Analytical equipment – the rate of change of many instrument classes has slowed to a crawl. There is little room for innovation and even when there is innovation, many labs keep the old stuff because it is “good enough.” Think scales, mixers, and pipetting equipment.
Transportation equipment – think about the age of the US Air Traffic Control System or the jet plane you just flew on.
When companies make a buying decision, they look at the service record and reputation of all the qualified suppliers and ask themselves “will this business be around in 10 to 15 years and will they be ready, willing, and able to service and support this equipment?” That is why so many IT buyers stick with IBM. IBM has been servicing its products for over 100 years and no one doubts that they will continue to do it as long as someone will pay. In other words:
Communicate How You Create Value
You know your solution offers a significant benefit and you have developed real trust with the buying team. The last step is to communicate the value proposition so the people you are dealing with can become your internal champion. This is a big deal because everyone is trying to mitigate risk and the internal people will believe the buying team because they don’t know or have a relationship with you.

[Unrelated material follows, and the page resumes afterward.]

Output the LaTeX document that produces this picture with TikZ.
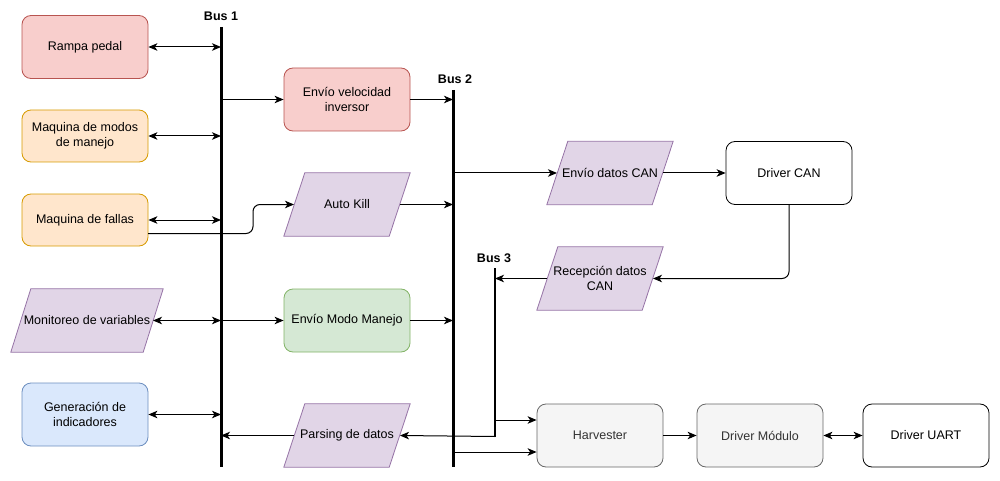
\documentclass[tikz,border=0pt]{standalone}
\usepackage{fontspec}
\setmainfont{Liberation Sans}
\usetikzlibrary{arrows.meta,backgrounds}

\definecolor{redfill}{HTML}{F8CECC}\definecolor{redline}{HTML}{B85450}
\definecolor{orgfill}{HTML}{FFE6CC}\definecolor{orgline}{HTML}{D79B00}
\definecolor{purfill}{HTML}{E1D5E7}\definecolor{purline}{HTML}{9673A6}
\definecolor{grnfill}{HTML}{D5E8D4}\definecolor{grnline}{HTML}{82B366}
\definecolor{blufill}{HTML}{DAE8FC}\definecolor{bluline}{HTML}{6C8EBF}
\definecolor{gryfill}{HTML}{F5F5F5}\definecolor{gryline}{HTML}{666666}
\definecolor{grytext}{HTML}{333333}

\tikzset{
  lbl/.style={align=center, font=\fontsize{12.5}{14.5}\selectfont},
  box/.style={lbl, draw, rounded corners=9pt, minimum width=126pt, minimum height=63pt,
    inner sep=2pt, line width=0.8pt},
  para/.style={lbl, minimum width=126pt, minimum height=63pt, inner sep=0pt},
  parashape/.style={fill=purfill, draw=purline, line width=0.8pt},
  redbox/.style={box, fill=redfill, draw=redline},
  orgbox/.style={box, fill=orgfill, draw=orgline},
  grnbox/.style={box, fill=grnfill, draw=grnline},
  blubox/.style={box, fill=blufill, draw=bluline},
  grybox/.style={box, fill=gryfill, draw=gryline, text=grytext},
  whtbox/.style={box, fill=white, draw=black},
  tip/.tip={Stealth[length=9pt,width=7.5pt,inset=2.5pt]},
  conn/.style={line width=1pt, -tip},
  bconn/.style={line width=1pt, tip-tip},
  bus/.style={line width=3pt},
  buslabel/.style={font=\bfseries\fontsize{12.5}{14}\selectfont, inner sep=0pt}
}

% parallelogram outline behind a node, slanted by #2
\newcommand\slantbox[2]{%
  \begin{scope}[on background layer]
    \path[parashape] (#1.south west) -- ([xshift=#2]#1.north west) -- (#1.north east)
      -- ([xshift=-#2]#1.south east) -- cycle;
  \end{scope}}

\begin{document}
\begin{tikzpicture}[x=1pt,y=-1pt]
\useasboundingbox (0,0) rectangle (1000,481);

% left column
\node[redbox] (rampa)   at (85,47)    {Rampa pedal};
\node[orgbox, minimum height=52pt] (modos) at (85,136) {Maquina de modos\\de manejo};
\node[orgbox, minimum height=52pt] (fallas) at (85,220) {Maquina de fallas};
\node[para, minimum width=152pt] (monit) at (87,320.5) {Monitoreo de variables};
\node[blubox]  (indic)   at (85,414.5) {Generación de\\indicadores};

% middle column
\node[redbox]  (velinv)  at (347,99.5)  {Envío velocidad\\inversor};
\node[para]    (autokill) at (347,204.5) {Auto Kill};
\node[grnbox]  (modoman) at (347,320.5) {Envío Modo Manejo};
\node[para]    (parsing) at (347,435.5) {Parsing de datos};

% right side
\node[para]    (envcan)  at (610,173)   {Envío datos CAN};
\node[whtbox]  (drvcan)  at (789,173)   {Driver CAN};
\node[para]    (reccan)  at (600,278.5) {Recepción datos\\CAN};
\node[grybox]  (harv)    at (600,435.5) {Harvester};
\node[grybox]  (drvmod)  at (760,435.5) {Driver Módulo};
\node[whtbox]  (drvuart) at (926,435.5) {Driver UART};

\slantbox{monit}{20pt}
\slantbox{autokill}{21pt}
\slantbox{parsing}{21pt}
\slantbox{envcan}{21pt}
\slantbox{reccan}{21pt}

% buses
\coordinate (b1t) at (221,27);  \coordinate (b1b) at (221,467);
\coordinate (b2t) at (453,90);  \coordinate (b2b) at (453,467);
\coordinate (b3t) at (495,268); \coordinate (b3b) at (495,436.5);
\draw[bus] (b1t) -- (b1b);
\draw[bus] (b2t) -- (b2b);
\draw[line width=2.2pt] (b3t) -- (b3b);
\node[buslabel] (lb1) at (221,16) {Bus 1};
\node[buslabel] (lb2) at (455,79) {Bus 2};
\node[buslabel] (lb3) at (494,258) {Bus 3};

% left column <-> bus 1
\draw[bconn] (rampa.east) -- (rampa.east -| b1t);
\draw[bconn] (modos.east) -- (modos.east -| b1t);
\draw[bconn] (fallas.east) -- (fallas.east -| b1t);
\coordinate (monr) at (153,320.5);
\draw[bconn] (monr) -- (monr -| b1t);
\draw[bconn] (indic.east) -- (indic.east -| b1t);

% fault machine to auto kill
\coordinate (fk1) at (148,233.5);
\coordinate (akl) at (294,204.5);
\draw[conn, rounded corners=7pt] (fk1) -- (253,233.5) -- (253,204.5) -- (akl);

% bus 1 -> middle column -> bus 2
\coordinate (akr) at (400,204.5);
\coordinate (pal) at (294,435.5);
\coordinate (par) at (400,435.5);
\draw[conn] (velinv.west -| b1t) -- (velinv.west);
\draw[conn] (velinv.east) -- (velinv.east -| b2t);
\draw[conn] (akr) -- (akr -| b2t);
\draw[conn] (modoman.west -| b1t) -- (modoman.west);
\draw[conn] (modoman.east) -- (modoman.east -| b2t);
\draw[conn] (pal) -- (pal -| b1t);

% CAN path
\coordinate (ecl) at (557,173);
\coordinate (ecr) at (663,173);
\coordinate (rcl) at (547,278.5);
\coordinate (rcr) at (653,278.5);
\draw[conn] (ecl -| b2t) -- (ecl);
\draw[conn] (ecr) -- (drvcan.west);
\draw[conn, rounded corners=7pt] (drvcan.south) -- (drvcan.south |- rcr) -- (rcr);
\draw[conn] (rcl) -- (rcl -| b3t);

% bus 3 and harvester chain
\draw[conn] (b3b) -- (par);
\draw[conn] (495,420) -- (harv.west |- 0,420);
\draw[conn] (453,452) -- (harv.west |- 0,452);
\draw[conn] (harv.east) -- (drvmod.west);
\draw[bconn] (drvmod.east) -- (drvuart.west);
\end{tikzpicture}
\end{document}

This is where you pull your story together. You share your value proposition, the third party ROI calculation, and the service and support history of the selected supplier. You give them whatever information they require to feel comfortable. They carry your flag. Not because they love you but because they need the business results they will obtain from owning and using your products and services.
If you did your job properly during the whole process, you will receive the order you had forecast, earn whatever emotional and monetary praise you deserve, and be told to go out and do it again.
Such is live as a product or services sales professional.